Copy out the listing exactly.

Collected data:
>> begin
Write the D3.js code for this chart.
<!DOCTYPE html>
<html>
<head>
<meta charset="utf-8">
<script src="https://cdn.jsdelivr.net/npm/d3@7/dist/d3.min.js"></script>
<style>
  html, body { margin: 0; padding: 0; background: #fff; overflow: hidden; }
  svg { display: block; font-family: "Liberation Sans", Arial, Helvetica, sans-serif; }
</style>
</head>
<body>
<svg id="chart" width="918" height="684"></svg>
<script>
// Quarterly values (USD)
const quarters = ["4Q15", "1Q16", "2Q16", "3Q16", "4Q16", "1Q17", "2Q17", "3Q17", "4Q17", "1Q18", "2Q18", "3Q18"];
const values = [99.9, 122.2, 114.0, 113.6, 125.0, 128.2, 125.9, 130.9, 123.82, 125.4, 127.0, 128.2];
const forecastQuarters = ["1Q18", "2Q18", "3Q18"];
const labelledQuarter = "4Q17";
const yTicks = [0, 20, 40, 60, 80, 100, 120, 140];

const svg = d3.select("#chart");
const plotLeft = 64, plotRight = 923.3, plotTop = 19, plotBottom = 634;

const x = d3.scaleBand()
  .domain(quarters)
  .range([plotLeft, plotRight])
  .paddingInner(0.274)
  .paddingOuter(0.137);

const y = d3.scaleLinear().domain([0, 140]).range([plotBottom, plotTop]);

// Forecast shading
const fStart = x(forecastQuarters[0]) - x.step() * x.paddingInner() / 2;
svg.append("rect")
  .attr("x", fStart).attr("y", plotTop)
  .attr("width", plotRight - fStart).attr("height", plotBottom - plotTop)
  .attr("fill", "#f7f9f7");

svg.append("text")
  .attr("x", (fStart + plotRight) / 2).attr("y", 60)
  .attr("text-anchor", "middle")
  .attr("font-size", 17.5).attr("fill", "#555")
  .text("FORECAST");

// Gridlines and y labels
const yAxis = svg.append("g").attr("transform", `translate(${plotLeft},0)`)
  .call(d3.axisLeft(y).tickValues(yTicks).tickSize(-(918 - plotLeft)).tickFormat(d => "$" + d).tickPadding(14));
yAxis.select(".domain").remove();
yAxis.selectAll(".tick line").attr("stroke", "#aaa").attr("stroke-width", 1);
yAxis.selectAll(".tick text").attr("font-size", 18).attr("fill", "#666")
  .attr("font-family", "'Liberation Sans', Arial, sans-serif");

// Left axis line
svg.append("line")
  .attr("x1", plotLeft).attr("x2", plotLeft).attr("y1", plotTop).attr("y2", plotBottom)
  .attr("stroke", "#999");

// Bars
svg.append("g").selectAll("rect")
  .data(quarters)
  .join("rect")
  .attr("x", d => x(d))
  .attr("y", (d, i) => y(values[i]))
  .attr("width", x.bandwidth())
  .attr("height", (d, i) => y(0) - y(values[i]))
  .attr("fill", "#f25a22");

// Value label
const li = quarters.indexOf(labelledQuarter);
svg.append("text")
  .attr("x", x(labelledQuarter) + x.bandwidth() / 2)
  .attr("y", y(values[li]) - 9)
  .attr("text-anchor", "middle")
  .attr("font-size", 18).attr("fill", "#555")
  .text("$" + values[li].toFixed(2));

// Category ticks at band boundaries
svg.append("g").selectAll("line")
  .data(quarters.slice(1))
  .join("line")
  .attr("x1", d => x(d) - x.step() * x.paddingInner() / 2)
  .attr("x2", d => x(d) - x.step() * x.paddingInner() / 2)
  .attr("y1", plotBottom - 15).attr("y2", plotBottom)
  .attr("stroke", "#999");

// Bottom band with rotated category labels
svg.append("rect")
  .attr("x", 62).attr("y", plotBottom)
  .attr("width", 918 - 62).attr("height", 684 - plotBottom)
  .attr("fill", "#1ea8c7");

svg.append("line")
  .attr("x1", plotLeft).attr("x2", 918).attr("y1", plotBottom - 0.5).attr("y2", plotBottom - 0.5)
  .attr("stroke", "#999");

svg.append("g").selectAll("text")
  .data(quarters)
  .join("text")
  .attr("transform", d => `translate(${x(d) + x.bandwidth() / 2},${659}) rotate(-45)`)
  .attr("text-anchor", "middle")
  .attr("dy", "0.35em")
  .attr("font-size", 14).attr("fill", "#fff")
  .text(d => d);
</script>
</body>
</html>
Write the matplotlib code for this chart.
>> end
Solution to this problem:
Write the D3.js code for this chart.
<!DOCTYPE html>
<html>
<head>
<meta charset="utf-8">
<script src="https://cdn.jsdelivr.net/npm/d3@7/dist/d3.min.js"></script>
<style>
  html, body { margin: 0; padding: 0; background: #fff; overflow: hidden; }
  svg { display: block; font-family: "Liberation Sans", Arial, Helvetica, sans-serif; }
</style>
</head>
<body>
<svg id="chart" width="918" height="684"></svg>
<script>
// Quarterly values (USD)
const quarters = ["4Q15", "1Q16", "2Q16", "3Q16", "4Q16", "1Q17", "2Q17", "3Q17", "4Q17", "1Q18", "2Q18", "3Q18"];
const values = [99.9, 122.2, 114.0, 113.6, 125.0, 128.2, 125.9, 130.9, 123.82, 125.4, 127.0, 128.2];
const forecastQuarters = ["1Q18", "2Q18", "3Q18"];
const labelledQuarter = "4Q17";
const yTicks = [0, 20, 40, 60, 80, 100, 120, 140];

const svg = d3.select("#chart");
const plotLeft = 64, plotRight = 923.3, plotTop = 19, plotBottom = 634;

const x = d3.scaleBand()
  .domain(quarters)
  .range([plotLeft, plotRight])
  .paddingInner(0.274)
  .paddingOuter(0.137);

const y = d3.scaleLinear().domain([0, 140]).range([plotBottom, plotTop]);

// Forecast shading
const fStart = x(forecastQuarters[0]) - x.step() * x.paddingInner() / 2;
svg.append("rect")
  .attr("x", fStart).attr("y", plotTop)
  .attr("width", plotRight - fStart).attr("height", plotBottom - plotTop)
  .attr("fill", "#f7f9f7");

svg.append("text")
  .attr("x", (fStart + plotRight) / 2).attr("y", 60)
  .attr("text-anchor", "middle")
  .attr("font-size", 17.5).attr("fill", "#555")
  .text("FORECAST");

// Gridlines and y labels
const yAxis = svg.append("g").attr("transform", `translate(${plotLeft},0)`)
  .call(d3.axisLeft(y).tickValues(yTicks).tickSize(-(918 - plotLeft)).tickFormat(d => "$" + d).tickPadding(14));
yAxis.select(".domain").remove();
yAxis.selectAll(".tick line").attr("stroke", "#aaa").attr("stroke-width", 1);
yAxis.selectAll(".tick text").attr("font-size", 18).attr("fill", "#666")
  .attr("font-family", "'Liberation Sans', Arial, sans-serif");

// Left axis line
svg.append("line")
  .attr("x1", plotLeft).attr("x2", plotLeft).attr("y1", plotTop).attr("y2", plotBottom)
  .attr("stroke", "#999");

// Bars
svg.append("g").selectAll("rect")
  .data(quarters)
  .join("rect")
  .attr("x", d => x(d))
  .attr("y", (d, i) => y(values[i]))
  .attr("width", x.bandwidth())
  .attr("height", (d, i) => y(0) - y(values[i]))
  .attr("fill", "#f25a22");

// Value label
const li = quarters.indexOf(labelledQuarter);
svg.append("text")
  .attr("x", x(labelledQuarter) + x.bandwidth() / 2)
  .attr("y", y(values[li]) - 9)
  .attr("text-anchor", "middle")
  .attr("font-size", 18).attr("fill", "#555")
  .text("$" + values[li].toFixed(2));

// Category ticks at band boundaries
svg.append("g").selectAll("line")
  .data(quarters.slice(1))
  .join("line")
  .attr("x1", d => x(d) - x.step() * x.paddingInner() / 2)
  .attr("x2", d => x(d) - x.step() * x.paddingInner() / 2)
  .attr("y1", plotBottom - 15).attr("y2", plotBottom)
  .attr("stroke", "#999");

// Bottom band with rotated category labels
svg.append("rect")
  .attr("x", 62).attr("y", plotBottom)
  .attr("width", 918 - 62).attr("height", 684 - plotBottom)
  .attr("fill", "#1ea8c7");

svg.append("line")
  .attr("x1", plotLeft).attr("x2", 918).attr("y1", plotBottom - 0.5).attr("y2", plotBottom - 0.5)
  .attr("stroke", "#999");

svg.append("g").selectAll("text")
  .data(quarters)
  .join("text")
  .attr("transform", d => `translate(${x(d) + x.bandwidth() / 2},${659}) rotate(-45)`)
  .attr("text-anchor", "middle")
  .attr("dy", "0.35em")
  .attr("font-size", 14).attr("fill", "#fff")
  .text(d => d);
</script>
</body>
</html>
Write the matplotlib code for this chart.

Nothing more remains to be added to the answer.